### Data excerpt:

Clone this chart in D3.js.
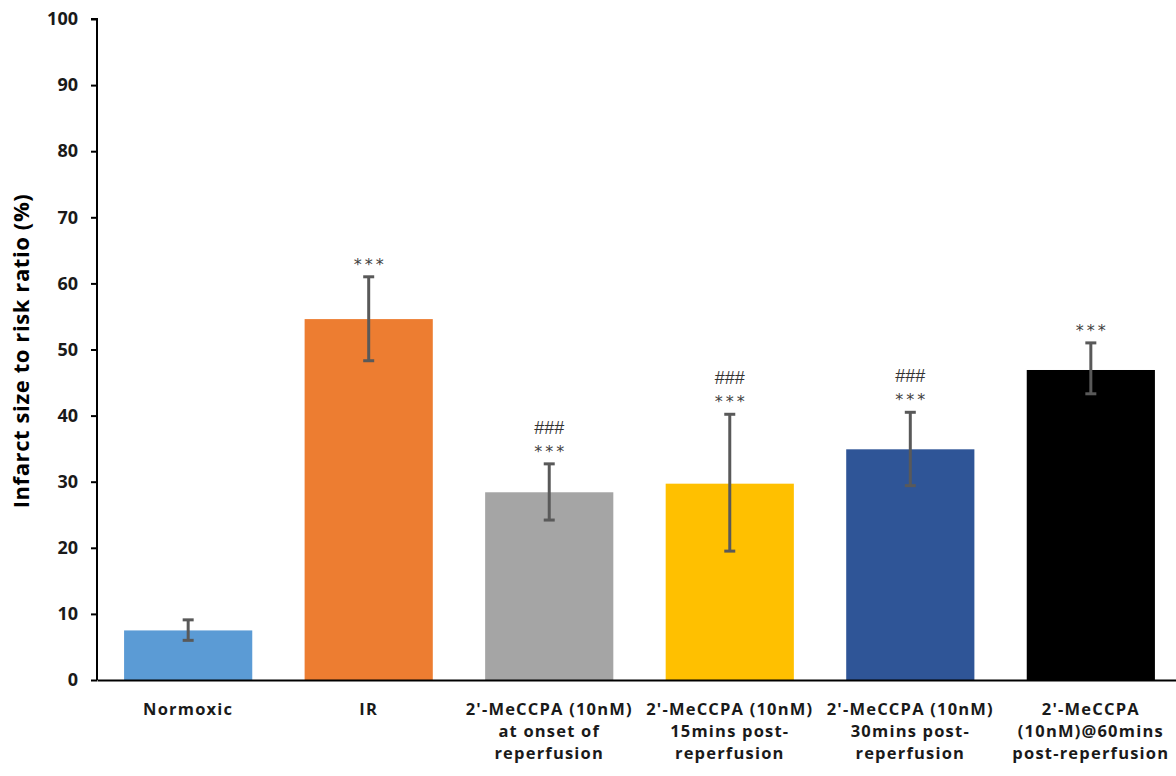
<!DOCTYPE html>
<html><head><meta charset="utf-8">
<script src="https://cdn.jsdelivr.net/npm/d3@7"></script>
<style>body{margin:0;background:#fff}svg{display:block}</style>
</head><body>
<svg id="c" width="1176" height="776"></svg>
<script>
const categories = ["Normoxic","IR","2'-MeCCPA (10nM)|at onset of|reperfusion","2'-MeCCPA (10nM)|15mins post-|reperfusion","2'-MeCCPA (10nM)|30mins post-|reperfusion","2'-MeCCPA|(10nM)@60mins|post-reperfusion"];
const values = [7.5, 54.6, 28.4, 29.7, 34.9, 46.9];
const errLow = [6.0, 48.3, 24.2, 19.5, 29.4, 43.3];
const errHigh = [9.1, 61.0, 32.7, 40.2, 40.5, 51.0];
const colors = ["#5b9bd5","#ed7d31","#a5a5a5","#ffc000","#2f5597","#000000"];
const stars = ["", "***", "***", "***", "***", "***"];
const hashes = ["", "", "###", "###", "###", ""];
const yTicks = [0,10,20,30,40,50,60,70,80,90,100];

const svg = d3.select("#c");
const mLeft = 97, mRight = 1182, mTop = 19, mBottom = 680;
const x = d3.scaleBand().domain(d3.range(categories.length)).range([mLeft, mRight]).paddingInner(0.29).paddingOuter(0.15);
const y = d3.scaleLinear().domain([0,100]).range([mBottom, mTop]);

const font = "'Open Sans', Lato, sans-serif";

// bars
svg.selectAll("rect.bar").data(values).enter().append("rect")
  .attr("x", (d,i)=>x(i)).attr("width", x.bandwidth())
  .attr("y", d=>y(d)).attr("height", d=>y(0)-y(d))
  .attr("fill", (d,i)=>colors[i]);

// y axis
const yAxis = d3.axisLeft(y).tickValues(yTicks).tickSize(6).tickPadding(13);
const gy = svg.append("g").attr("transform", `translate(${mLeft},0)`).call(yAxis);
gy.select(".domain").attr("stroke","#000").attr("stroke-width",2).attr("d", `M-6,${mTop}H0V${mBottom}`);
gy.selectAll(".tick line").attr("stroke","#000").attr("stroke-width",2);
gy.selectAll(".tick text").attr("font-family", font).attr("font-weight","bold").attr("font-size", 18).attr("fill","#1a1a1a");

// x axis
const gx = svg.append("g").attr("transform", `translate(0,${mBottom})`).call(d3.axisBottom(x).tickSize(0).tickFormat(""));
gx.select(".domain").attr("stroke","#000").attr("stroke-width",2);
gx.selectAll(".tick").each(function(d){
  const g = d3.select(this);
  g.select("text").remove();
  categories[d].split("|").forEach((line,k)=>{
    g.append("text").attr("x",0).attr("y", 35 + k*22).attr("text-anchor","middle")
      .attr("font-family", font).attr("font-weight","bold").attr("font-size",16.5).attr("letter-spacing",1.2)
      .attr("fill","#1a1a1a").text(line);
  });
});

// error bars
const eg = svg.append("g").attr("stroke","#595959").attr("stroke-width",3);
values.forEach((v,i)=>{
  const cx = x(i)+x.bandwidth()/2;
  eg.append("line").attr("x1",cx).attr("x2",cx).attr("y1",y(errLow[i])).attr("y2",y(errHigh[i]));
  eg.append("line").attr("x1",cx-5.5).attr("x2",cx+5.5).attr("y1",y(errLow[i])).attr("y2",y(errLow[i]));
  eg.append("line").attr("x1",cx-5.5).attr("x2",cx+5.5).attr("y1",y(errHigh[i])).attr("y2",y(errHigh[i]));
  if (stars[i]) svg.append("text").attr("x",cx+1.5).attr("y",y(errHigh[i])-7).attr("text-anchor","middle")
    .attr("font-family","'DejaVu Sans', sans-serif").attr("font-size",16).attr("letter-spacing",3).attr("fill","#404040").text(stars[i]);
  if (hashes[i]) svg.append("text").attr("x",cx).attr("y",y(errHigh[i])-30).attr("text-anchor","middle")
    .attr("font-family","'Liberation Sans', sans-serif").attr("font-size",18).attr("fill","#333").text(hashes[i]);
});

// y title
svg.append("text").attr("transform","translate(29,351) rotate(-90)").attr("text-anchor","middle")
  .attr("font-family", font).attr("font-weight","bold").attr("font-size",22).attr("letter-spacing",0.6).attr("fill","#000")
  .text("Infarct size to risk ratio (%)");
</script>
</body></html>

### What needs to be done:
Copy all lines from the listing that contain "this".

### Result:
Clone this chart in D3.js.
  const g = d3.select(this);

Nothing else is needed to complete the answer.